I hate my electrical.
All of the upstairs bedrooms have switched outlets for lamps. Only one ceiling light on the whole floor.
I also wish I had re-run the upstairs power before adding 20 inches of insulation.
So right now there are three panels in the house I bought. One is dedicated to the A/C so I figure that one can stay. But would upgrading to something like this (http://bit.ly/HaEpyX) be a good thing to do? Or am I looking at the wrong thing?
Good info here…
I think I drove past your house this past weekend. I visited Mr.Smith and your ride was parked on the street just a few houses down…I beeped at you
Yep. Thats my sweet house.
First that is a 3 phase panel and I am 100% sure that you need a 120/240single phase. Second, it is main lug which is used as a subfeed panel
Third, you have one main panel and two subfeed panels, not a big issue but not the best way to do things. Take a look at your main panel, is the breaker 100A? If it is 100A then you can not just upgrade to 200A without an entire service upgrade (approx $1200 depending on meter location, panel location and number of circuits). If it is 200A then sure go ahead and rip the smaller panels off and consolidate them into one longer Main Breaker panel.
I agree with this with one caveat: Personally, I like to have a dedicated sub-panel for the garage (in the garage obviously).
^+1
What kind of panels are they??
If you have federal pacific, you’ll want to upgrade the panel definitely. Anything else is probably fine and replacing them is probably just wasted money.
Not sure, I’ll let you know in May hopefully. Should know monday actually…Pictures to follow.
If they are federal pacific they HAVE to be replaced. You may not even be able to get insurance with them being in your house. (if they actually check the house out) (and if it burns down and you have a FP box, good luck)
You do 200 amp services for $1200? Shit ill just sub my side jobs out to you!
Yeah wtf! Undercutting!
We had a fed pac panel that we were trying to find a circuit. We intentionally shorted the circuit and the breaker would not trip. The buzzing lead us to the right panel at least!
Fucking junk!
That was the quote I got out here in SLC; new wires from the transformer to the house (Owner/electrician supplies those out here in UT); new Panel/Meter Socket (They’re 1 unit here in UT); and install. (Including the permits and coordinating with the Power Company; ~6 hour job due to the inspections/power-company having to do the meter.

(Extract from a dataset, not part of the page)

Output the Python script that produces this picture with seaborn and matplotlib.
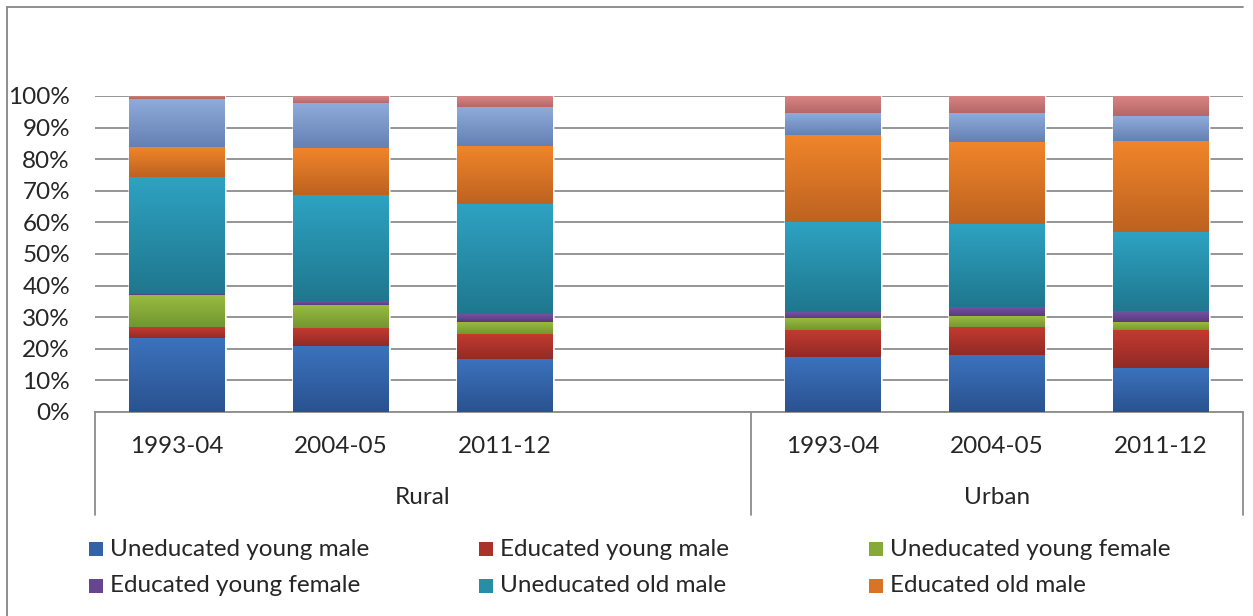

Alright electrical nerds, here’s the panel. Home Inspection was today (Which went great btw). The main power coming into the house was frayed, so that needs replacing. Also the box in the basement is wired like a fuck and is in a Federal box . Rough Estimate was $1500 to replace the whole main feed and switch out the panels into one new panel. This came from the Home Inspector, who stated he’s not an electrician but that would be his best bet. He was impressed with my Federal box knowledge, so thanks for the background on that. He explained the boxes are wired wrong, there is no main disconnect, etc. Some outlets in the house ARE grounded, some are “grounded” (grounded receptacles no ground wire), the rest are two prong. The bathroom has a GFCI in it that was tested and DOES work properly. Here are the main panel(s) pics. Forgot to snap the outside wiring that was frayed.
Good news is, we can use this to try and get the seller to pony up and pay for it. Mainly cause it won’t fly with FHA, so selling will be tricky.
That’s actually not bad at all(comparatively) we had the service replaced when I bought my house because the main service line was frayed, and they had a commercial 3 phase breaker box that the previous owner had jumpered in order to make it work… It was ~$1100 for that(8 years ago).